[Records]
+++++
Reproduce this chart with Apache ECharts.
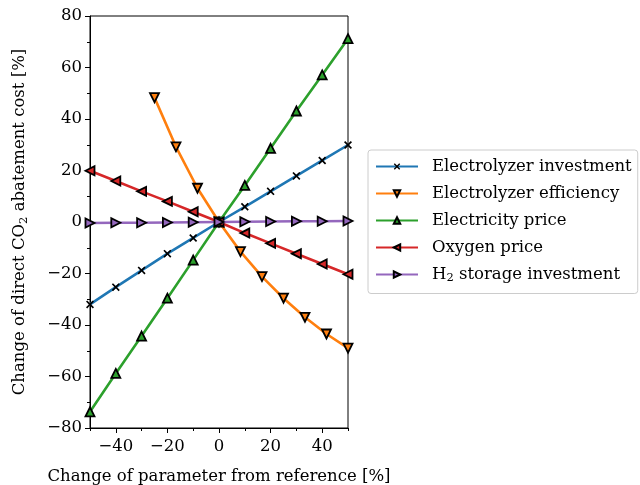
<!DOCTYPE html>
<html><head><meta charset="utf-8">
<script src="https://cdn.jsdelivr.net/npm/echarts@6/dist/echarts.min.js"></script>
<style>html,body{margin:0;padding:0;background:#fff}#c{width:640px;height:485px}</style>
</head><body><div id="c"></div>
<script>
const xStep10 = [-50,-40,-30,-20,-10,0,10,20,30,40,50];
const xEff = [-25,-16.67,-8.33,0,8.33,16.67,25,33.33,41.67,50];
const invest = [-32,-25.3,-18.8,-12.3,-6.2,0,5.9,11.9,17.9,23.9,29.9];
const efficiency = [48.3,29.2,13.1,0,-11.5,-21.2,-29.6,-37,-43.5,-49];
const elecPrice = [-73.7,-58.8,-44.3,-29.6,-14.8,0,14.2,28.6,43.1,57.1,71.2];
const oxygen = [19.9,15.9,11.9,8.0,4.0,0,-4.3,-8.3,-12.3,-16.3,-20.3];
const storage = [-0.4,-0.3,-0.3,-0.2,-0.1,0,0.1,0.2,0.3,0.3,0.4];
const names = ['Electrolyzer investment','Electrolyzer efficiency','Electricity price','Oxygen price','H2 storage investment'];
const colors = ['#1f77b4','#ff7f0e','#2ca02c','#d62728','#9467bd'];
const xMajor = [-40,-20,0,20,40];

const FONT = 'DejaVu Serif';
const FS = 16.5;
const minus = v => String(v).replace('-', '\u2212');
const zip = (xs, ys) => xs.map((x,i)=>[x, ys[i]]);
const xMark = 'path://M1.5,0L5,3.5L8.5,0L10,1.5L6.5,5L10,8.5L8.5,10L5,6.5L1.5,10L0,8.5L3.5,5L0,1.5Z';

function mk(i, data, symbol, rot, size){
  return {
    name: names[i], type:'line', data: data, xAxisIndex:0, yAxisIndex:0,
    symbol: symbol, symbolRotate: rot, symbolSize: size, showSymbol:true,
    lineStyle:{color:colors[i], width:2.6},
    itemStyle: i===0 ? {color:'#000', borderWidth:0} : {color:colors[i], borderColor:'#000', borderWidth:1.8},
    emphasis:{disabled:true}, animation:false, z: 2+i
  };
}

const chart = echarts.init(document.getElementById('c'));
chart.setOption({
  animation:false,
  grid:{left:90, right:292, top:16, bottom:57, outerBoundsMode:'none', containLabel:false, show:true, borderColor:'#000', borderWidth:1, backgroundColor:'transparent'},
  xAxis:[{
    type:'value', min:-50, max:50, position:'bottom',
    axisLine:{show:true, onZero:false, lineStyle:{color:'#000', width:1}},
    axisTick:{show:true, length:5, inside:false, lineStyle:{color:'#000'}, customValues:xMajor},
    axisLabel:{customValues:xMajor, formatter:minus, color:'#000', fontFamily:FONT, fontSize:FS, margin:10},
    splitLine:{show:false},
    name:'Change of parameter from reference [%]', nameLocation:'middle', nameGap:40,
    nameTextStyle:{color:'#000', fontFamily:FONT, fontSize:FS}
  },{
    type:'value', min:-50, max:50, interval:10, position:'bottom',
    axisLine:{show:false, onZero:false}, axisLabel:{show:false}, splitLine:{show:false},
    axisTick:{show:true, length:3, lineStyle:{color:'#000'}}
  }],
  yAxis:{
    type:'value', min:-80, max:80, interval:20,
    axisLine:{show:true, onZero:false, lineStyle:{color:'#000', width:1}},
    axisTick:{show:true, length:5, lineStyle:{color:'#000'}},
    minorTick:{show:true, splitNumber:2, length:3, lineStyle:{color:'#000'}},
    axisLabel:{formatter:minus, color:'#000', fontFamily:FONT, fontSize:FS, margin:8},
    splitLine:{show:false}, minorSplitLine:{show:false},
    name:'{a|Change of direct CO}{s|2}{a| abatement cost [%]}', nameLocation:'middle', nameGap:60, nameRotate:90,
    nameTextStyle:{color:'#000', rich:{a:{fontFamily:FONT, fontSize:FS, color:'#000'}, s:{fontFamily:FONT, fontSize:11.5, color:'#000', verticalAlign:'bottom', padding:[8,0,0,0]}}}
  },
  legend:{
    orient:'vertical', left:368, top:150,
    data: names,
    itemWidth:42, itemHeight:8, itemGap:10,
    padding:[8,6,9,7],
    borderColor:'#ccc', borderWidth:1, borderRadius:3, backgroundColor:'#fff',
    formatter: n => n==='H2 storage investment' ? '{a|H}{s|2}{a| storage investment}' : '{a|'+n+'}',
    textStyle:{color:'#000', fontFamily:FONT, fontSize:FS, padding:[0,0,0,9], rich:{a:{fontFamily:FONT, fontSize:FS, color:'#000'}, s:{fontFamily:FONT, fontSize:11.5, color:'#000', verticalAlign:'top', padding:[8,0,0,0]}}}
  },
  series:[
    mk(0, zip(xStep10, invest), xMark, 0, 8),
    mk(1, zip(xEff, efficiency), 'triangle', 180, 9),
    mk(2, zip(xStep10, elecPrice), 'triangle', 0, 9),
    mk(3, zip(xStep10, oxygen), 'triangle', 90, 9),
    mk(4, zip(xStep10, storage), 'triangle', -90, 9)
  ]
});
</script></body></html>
+++++
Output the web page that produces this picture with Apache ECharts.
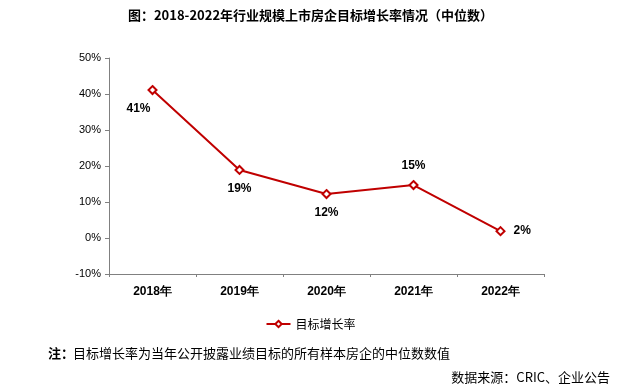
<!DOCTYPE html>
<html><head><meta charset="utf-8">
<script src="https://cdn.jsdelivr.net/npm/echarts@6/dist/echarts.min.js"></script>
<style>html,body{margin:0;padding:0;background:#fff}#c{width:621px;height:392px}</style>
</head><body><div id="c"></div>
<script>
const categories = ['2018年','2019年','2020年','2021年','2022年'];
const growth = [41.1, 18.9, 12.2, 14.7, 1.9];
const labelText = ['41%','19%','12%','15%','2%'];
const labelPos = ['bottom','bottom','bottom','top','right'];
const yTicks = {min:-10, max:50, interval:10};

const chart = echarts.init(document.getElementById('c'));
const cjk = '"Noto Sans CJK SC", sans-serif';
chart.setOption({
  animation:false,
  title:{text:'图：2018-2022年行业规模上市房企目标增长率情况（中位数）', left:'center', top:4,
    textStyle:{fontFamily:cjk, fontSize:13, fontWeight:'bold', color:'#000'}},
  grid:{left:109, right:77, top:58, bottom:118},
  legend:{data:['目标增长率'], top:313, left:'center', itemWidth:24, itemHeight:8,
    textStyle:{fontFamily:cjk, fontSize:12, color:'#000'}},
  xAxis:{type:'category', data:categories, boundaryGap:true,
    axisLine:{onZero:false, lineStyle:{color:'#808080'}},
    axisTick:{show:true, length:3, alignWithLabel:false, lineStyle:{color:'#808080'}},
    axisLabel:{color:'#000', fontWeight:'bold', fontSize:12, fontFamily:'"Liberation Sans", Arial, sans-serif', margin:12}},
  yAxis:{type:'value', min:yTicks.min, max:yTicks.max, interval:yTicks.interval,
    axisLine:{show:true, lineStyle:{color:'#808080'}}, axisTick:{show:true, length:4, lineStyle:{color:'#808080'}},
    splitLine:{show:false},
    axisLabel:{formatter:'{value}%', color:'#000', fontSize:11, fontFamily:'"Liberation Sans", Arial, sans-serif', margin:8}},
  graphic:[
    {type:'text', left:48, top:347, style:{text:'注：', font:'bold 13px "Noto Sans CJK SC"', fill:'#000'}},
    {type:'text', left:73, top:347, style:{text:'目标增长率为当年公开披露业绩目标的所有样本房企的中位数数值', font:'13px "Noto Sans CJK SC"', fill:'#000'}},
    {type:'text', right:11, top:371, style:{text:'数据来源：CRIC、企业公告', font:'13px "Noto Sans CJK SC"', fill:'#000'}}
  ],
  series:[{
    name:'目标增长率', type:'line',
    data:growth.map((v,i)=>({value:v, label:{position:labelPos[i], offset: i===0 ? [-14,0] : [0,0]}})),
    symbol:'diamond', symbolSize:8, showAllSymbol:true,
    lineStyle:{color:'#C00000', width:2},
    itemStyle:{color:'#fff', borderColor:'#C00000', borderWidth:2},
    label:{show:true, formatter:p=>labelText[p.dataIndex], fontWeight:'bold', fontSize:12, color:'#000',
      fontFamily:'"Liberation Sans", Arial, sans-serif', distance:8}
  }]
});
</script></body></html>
+++++
Written request - Using the material above, gather every line that includes "Apache".

Solution to the exercise -
Reproduce this chart with Apache ECharts.
Output the web page that produces this picture with Apache ECharts.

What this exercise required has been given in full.